So the reality is sometimes sobering. We are having a great adventure here in Mongolia; mostly because of the fantastic team of people I came here with and the beautiful, generous, and ambitious people we are teaching. But there are harsh realities. There are no chest tubes.
We have seen two significant chest trauma patients within two days here in Mongolia. One had a flail segment with four broken ribs after a car accident, and one had a 75% hemothorax after a drunken brawl. Two major chest traumas, zero chest tubes. Each of these patients had a 12Fr suction catheter, placed about 3 inches deep in their pleural space, and that catheter was clamped.
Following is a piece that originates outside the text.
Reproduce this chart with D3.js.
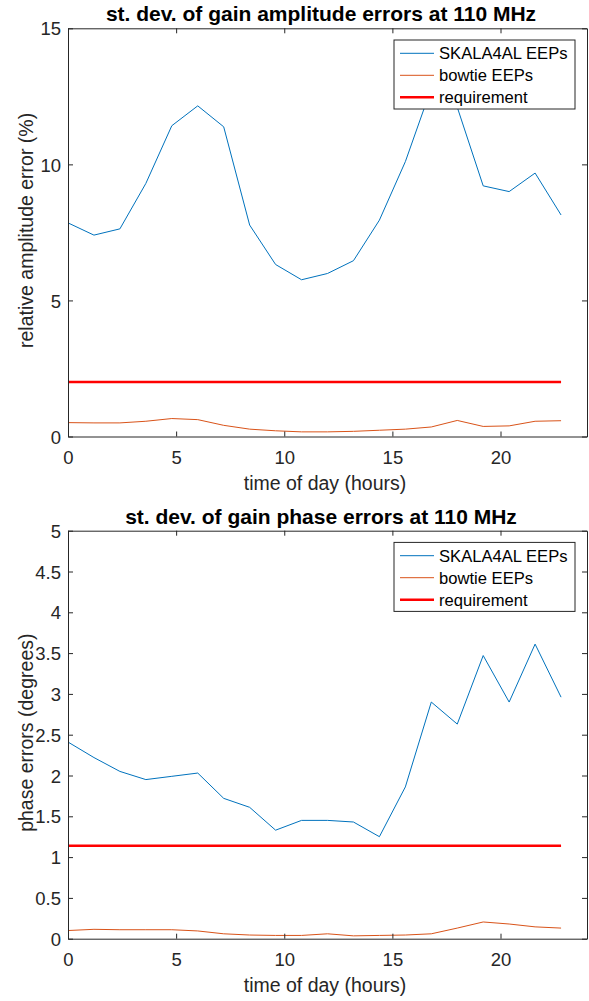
<!DOCTYPE html>
<html>
<head>
<meta charset="utf-8">
<script src="https://cdn.jsdelivr.net/npm/d3@7"></script>
<style>
body { margin: 0; background: #fff; }
svg { display: block; font-family: "Liberation Sans", Arial, Helvetica, sans-serif; }
</style>
</head>
<body>
<svg id="chart" width="589" height="1001"></svg>
<script>
// ---- data ----
const hours = [0, 1.2, 2.4, 3.6, 4.8, 6.0, 7.2, 8.4, 9.6, 10.8, 12.0, 13.2, 14.4, 15.6, 16.8, 18.0, 19.2, 20.4, 21.6, 22.8];

const ampSkala = [7.85, 7.40, 7.63, 9.30, 11.42, 12.15, 11.38, 7.77, 6.32, 5.76, 5.99, 6.46, 7.95, 10.1, 12.8, 12.1, 9.21, 9.00, 9.68, 8.14];
const ampBowtie = [0.51, 0.50, 0.50, 0.56, 0.66, 0.62, 0.41, 0.27, 0.21, 0.17, 0.17, 0.19, 0.23, 0.27, 0.35, 0.59, 0.37, 0.39, 0.56, 0.58];
const ampRequirement = 2.0;

const phaseSkala = [2.41, 2.22, 2.05, 1.95, 1.99, 2.03, 1.72, 1.61, 1.33, 1.45, 1.45, 1.43, 1.25, 1.86, 2.90, 2.63, 3.47, 2.90, 3.61, 2.96];
const phaseBowtie = [0.10, 0.115, 0.11, 0.11, 0.11, 0.095, 0.06, 0.045, 0.04, 0.04, 0.06, 0.035, 0.04, 0.045, 0.06, 0.13, 0.205, 0.18, 0.145, 0.13];
const phaseRequirement = 1.14;

const xTicks = [0, 5, 10, 15, 20];
const ampTicks = [0, 5, 10, 15];
const phaseTicks = [0, 0.5, 1, 1.5, 2, 2.5, 3, 3.5, 4, 4.5, 5];

const seriesNames = ["SKALA4AL EEPs", "bowtie EEPs", "requirement"];
const seriesColors = ["#0072BD", "#D95319", "#FF0000"];
const seriesWidths = [1, 1, 2.6];

const panels = [
  { title: "st. dev. of gain amplitude errors at 110 MHz", ylabel: "relative amplitude error (%)",
    top: 28.3, bottom: 436.5, ymax: 15, yticks: ampTicks, skala: ampSkala, bowtie: ampBowtie, req: ampRequirement },
  { title: "st. dev. of gain phase errors at 110 MHz", ylabel: "phase errors (degrees)",
    top: 530.7, bottom: 938.7, ymax: 5, yticks: phaseTicks, skala: phaseSkala, bowtie: phaseBowtie, req: phaseRequirement }
];

const svg = d3.select("#chart");
const left = 68, right = 587;
const axisColor = "#262626";

panels.forEach(p => {
  const x = d3.scaleLinear().domain([0, 24]).range([left, right]);
  const y = d3.scaleLinear().domain([0, p.ymax]).range([p.bottom, p.top]);
  const g = svg.append("g");

  // data lines
  const line = d3.line().x((d, i) => x(hours[i])).y(d => y(d));
  g.append("path").datum(p.skala).attr("d", line)
    .attr("fill", "none").attr("stroke", seriesColors[0]).attr("stroke-width", seriesWidths[0]);
  g.append("path").datum(p.bowtie).attr("d", line)
    .attr("fill", "none").attr("stroke", seriesColors[1]).attr("stroke-width", seriesWidths[1]);
  g.append("path").datum(hours.map(() => p.req)).attr("d", line)
    .attr("fill", "none").attr("stroke", seriesColors[2]).attr("stroke-width", seriesWidths[2]);

  // axes (ticks inward)
  const tickLen = 5;
  const axB = g.append("g").attr("transform", `translate(0,${p.bottom})`)
    .call(d3.axisBottom(x).tickValues(xTicks).tickSizeInner(-tickLen).tickSizeOuter(0).tickFormat(d3.format("d")));
  const axT = g.append("g").attr("transform", `translate(0,${p.top})`)
    .call(d3.axisTop(x).tickValues(xTicks).tickSizeInner(-tickLen).tickSizeOuter(0).tickFormat(""));
  const axL = g.append("g").attr("transform", `translate(${left},0)`)
    .call(d3.axisLeft(y).tickValues(p.yticks).tickSizeInner(-tickLen).tickSizeOuter(0).tickFormat(d => String(d)));
  const axR = g.append("g").attr("transform", `translate(${right},0)`)
    .call(d3.axisRight(y).tickValues(p.yticks).tickSizeInner(-tickLen).tickSizeOuter(0).tickFormat(""));
  [axB, axT, axL, axR].forEach(a => {
    a.select(".domain").attr("stroke", axisColor).attr("stroke-width", 1);
    a.selectAll(".tick line").attr("stroke", axisColor);
    a.selectAll(".tick text").attr("fill", axisColor).style("font-size", "18.5px")
      .style("font-family", "'Liberation Sans', Arial, sans-serif");
  });
  axB.selectAll(".tick text").attr("y", 27).attr("dy", 0);
  axL.selectAll(".tick text").attr("x", -7).attr("dy", "0.36em");

  // title
  g.append("text").attr("x", 321).attr("y", p.top - 7)
    .attr("text-anchor", "middle").style("font-size", "21px").style("font-weight", "bold")
    .attr("fill", "#000").text(p.title);
  // x label
  g.append("text").attr("x", 325).attr("y", p.bottom + 53)
    .attr("text-anchor", "middle").style("font-size", "19.5px").attr("fill", axisColor)
    .text("time of day (hours)");
  // y label
  g.append("text").attr("transform", `translate(33,${(p.top + p.bottom) / 2 - 2}) rotate(-90)`)
    .attr("text-anchor", "middle").style("font-size", "19.5px").attr("fill", axisColor)
    .text(p.ylabel);

  // legend
  const lx = 394, lw = 181, ly = p.top + 11.7, lh = 69;
  const lg = g.append("g");
  lg.append("rect").attr("x", lx).attr("y", ly).attr("width", lw).attr("height", lh)
    .attr("fill", "#fff").attr("stroke", axisColor).attr("stroke-width", 1);
  seriesNames.forEach((name, i) => {
    const cy = ly + 13.3 + i * 22;
    lg.append("line").attr("x1", lx + 6).attr("x2", lx + 40).attr("y1", cy).attr("y2", cy)
      .attr("stroke", seriesColors[i]).attr("stroke-width", seriesWidths[i]);
    lg.append("text").attr("x", lx + 45).attr("y", cy).attr("dy", "0.35em")
      .style("font-size", "16.6px").attr("fill", "#000").text(name);
  });
});
</script>
</body>
</html>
Intermittently, someone would take a syringe and manually evacuate what they could before re-clamping the tube. There are no chest tubes, and there are no pleura-vacs. We replaced one of these suction catheters with a nasal airway (larger bore catheter, more integrity to the plastic) and then we had nothing to attach it to. The doctors were able to find a pleura-vac at another hospital – but here, there are no pleura-vacs. Once the borrowed equipment arrived, and the nasal airway had been inserted, we had to find a suction device to attach to the apparatus – there are some of those around, but they are scarce and in demand – we used one anyway.
We have brought a dream package of things to this place. Generously donated fancy things like endoscopic staplers, and skin glue, disposable trocars, and endo-catch bags. We have brought all this with our fancy education and a team full of heart, but there is simply not a chest tube to be found. Not a pleuro-vac, not a Jackson Pratt drain, not even a sharp knife blade - the reality is sometimes sobering.